The Dinosaurs of Park Avenue: Apartments in the Grandest Uptown Co-ops are sitting on the market for years. Why?

For years, buying an apartment at 740 Park meant something. And that something was, quite simply, that you’d won. It was not a building for those on the make; it was a building for those who’d made it, the socially and financially dominant.

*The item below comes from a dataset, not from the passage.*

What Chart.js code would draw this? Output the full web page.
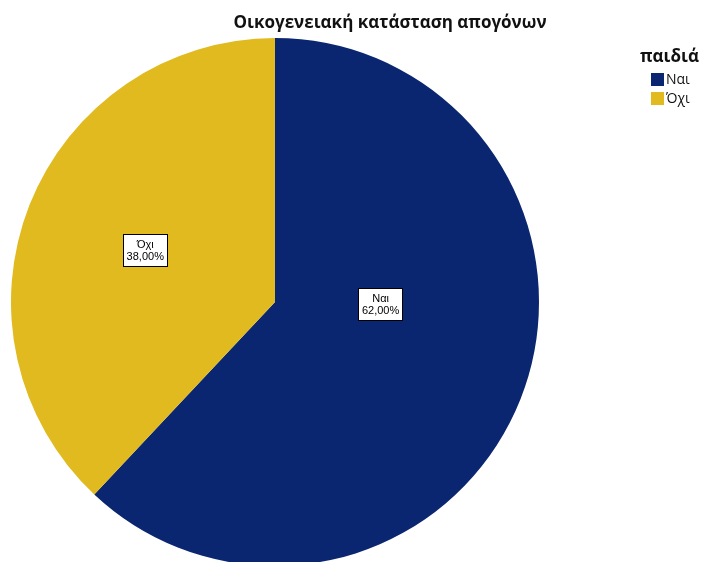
<!DOCTYPE html>
<html>
<head>
<meta charset="utf-8">
<script src="https://cdn.jsdelivr.net/npm/chart.js@4"></script>
<style>
  html, body { margin: 0; padding: 0; background: #ffffff; overflow: hidden; }
  #wrap { position: relative; width: 702px; height: 562px; overflow: hidden; }
  canvas { display: block; }
</style>
</head>
<body>
<div id="wrap"><canvas id="pie" width="702" height="600"></canvas></div>
<script>
// Marital status of offspring: share answering yes / no
const categories = ['Ναι', 'Όχι'];
const percentages = [62.0, 38.0];
const sliceColors = ['#0B2670', '#E0BA1E'];
const chartTitle = 'Οικογενειακή κατάσταση απογόνων';
const legendTitle = 'παιδιά';

// where each value tag sits: clockwise degrees from 12 o'clock, fraction of the radius
const tagAngles = [91, 292];
const tagRadii = [0.40, 0.53];

const FONT = '"Liberation Sans", Arial, sans-serif';
const HEAD_FONT = '"Open Sans", "Liberation Sans", sans-serif';

function formatPct(v) {
  return v.toFixed(2).replace('.', ',') + '%';
}

const decorations = {
  id: 'decorations',
  afterDatasetsDraw(chart) {
    const ctx = chart.ctx;
    const meta = chart.getDatasetMeta(0);
    ctx.save();

    // value tags inside the slices
    ctx.font = '11px ' + FONT;
    ctx.textAlign = 'center';
    ctx.textBaseline = 'middle';
    meta.data.forEach((arc, i) => {
      const a = tagAngles[i] * Math.PI / 180;
      const r = arc.outerRadius * tagRadii[i];
      const x = arc.x + Math.sin(a) * r;
      const y = arc.y - Math.cos(a) * r;
      const lines = [categories[i], formatPct(percentages[i])];
      const w = Math.max(...lines.map(t => ctx.measureText(t).width)) + 7;
      const lh = 12;
      const h = 32;
      const bx = Math.round(x - w / 2) + 0.5;
      const by = Math.round(y - h / 2) + 0.5;
      ctx.fillStyle = '#ffffff';
      ctx.fillRect(bx, by, Math.round(w), h);
      ctx.strokeStyle = '#000000';
      ctx.lineWidth = 1;
      ctx.strokeRect(bx, by, Math.round(w), h);
      ctx.fillStyle = '#000000';
      ctx.fillText(lines[0], x, y - lh / 2 + 1);
      ctx.fillText(lines[1], x, y + lh / 2 + 1);
    });

    // chart heading
    ctx.font = 'bold 17px ' + HEAD_FONT;
    ctx.fillStyle = '#111111';
    ctx.textAlign = 'center';
    ctx.textBaseline = 'middle';
    ctx.fillText(chartTitle, 390, 23);

    // legend
    ctx.font = 'bold 17px ' + HEAD_FONT;
    ctx.textAlign = 'left';
    ctx.fillText(legendTitle, 640, 57);
    ctx.font = '14px ' + HEAD_FONT;
    categories.forEach((c, i) => {
      const y = 73 + i * 19;
      ctx.fillStyle = sliceColors[i];
      ctx.fillRect(651, y, 13, 13);
      ctx.fillStyle = '#111111';
      ctx.fillText(c, 666, y + 7);
    });
    ctx.restore();
  }
};

new Chart(document.getElementById('pie'), {
  type: 'pie',
  data: {
    labels: categories,
    datasets: [{
      data: percentages,
      backgroundColor: sliceColors,
      borderWidth: 0,
      hoverOffset: 0
    }]
  },
  options: {
    responsive: false,
    animation: false,
    devicePixelRatio: 1,
    layout: { padding: { left: 11, right: 163, top: 38, bottom: 34 } },
    plugins: {
      legend: { display: false },
      title: { display: false },
      tooltip: { enabled: false }
    }
  },
  plugins: [decorations]
});
</script>
</body>
</html>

The childhood home of Jackie Kennedy Onassis (her grandfather built the place in 1929), 740 Park counted John D. Rockefeller Jr., a Chrysler heiress, and numerous financiers among its first residents. In the boom periods of the 1980s, 1990s, and early 2000s, apartments routinely fetched record prices, sometimes provoking bidding wars between billionaires. In 2000, Blackstone founder Stephen Schwarzman bought Rockefeller Jr.’s old 35-room penthouse for $37 million, a record at the time, and he was so besotted with the place that a few years later, he had part of the Park Avenue Armory transformed into a replica of the apartment for his 60th-birthday party. In 2004, David Koch and Len Blavatnik, two of the richest men in the U.S., were both vying for an 18-room duplex that was being sold by the Japanese government. Koch came out on top, boasting to Michael Gross, the author of 740 Park, that he “took it out from under his nose.”